The inflection point was ecosystem adoption, not language features. Once major frameworks shipped TypeScript declarations, once editors provided first-class TypeScript support, once the npm ecosystem expected type definitions — the network effects made TypeScript the default choice. Not adopting TypeScript meant worse autocomplete, worse documentation, and worse tooling.

#What TypeScript Got Right

TypeScript is the most successful gradual type system ever built:

Superset, not replacement — by making every JavaScript file valid TypeScript, Hejlsberg eliminated the adoption barrier. You could try TypeScript on one file and expand from there. No big-bang migration, no rewrite. This is why TypeScript succeeded where Dart, CoffeeScript, and other JavaScript alternatives failed — they required commitment.

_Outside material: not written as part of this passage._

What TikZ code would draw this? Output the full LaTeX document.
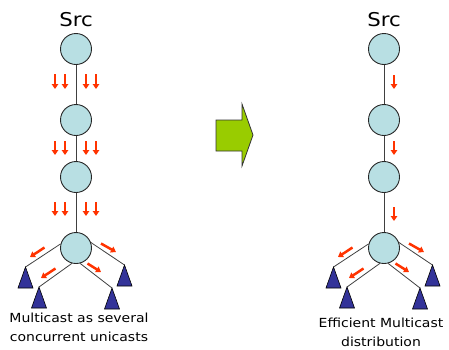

TypeScript required curiosity.
Types as developer tools, not runtime overhead — erasing types at compilation means TypeScript adds zero runtime cost. No performance penalty, no new runtime, no compatibility concerns. The types are purely a development-time tool. This made adoption risk-free at the deployment layer.
Structural typing — matching types by shape rather than by name respected JavaScript’s duck-typing culture. A function that needs { name: string } accepts any object with a name property, regardless of what interface it “implements.” This made TypeScript feel like JavaScript with guardrails, not Java with different syntax.
Ecosystem gravity — TypeScript didn’t just add types to JavaScript. It created a feedback loop: better types → better editor support → more adoption → more type definitions → better types. DefinitelyTyped (a community repository of type definitions for JavaScript libraries) has over 40,000 packages. The TypeScript ecosystem is self-reinforcing.

Hejlsberg designed TypeScript for the world as it was: millions of JavaScript developers, billions of lines of untyped code, and a language that couldn’t be replaced but desperately needed better tooling. TypeScript didn’t fix JavaScript. It made JavaScript manageable — one type annotation at a time.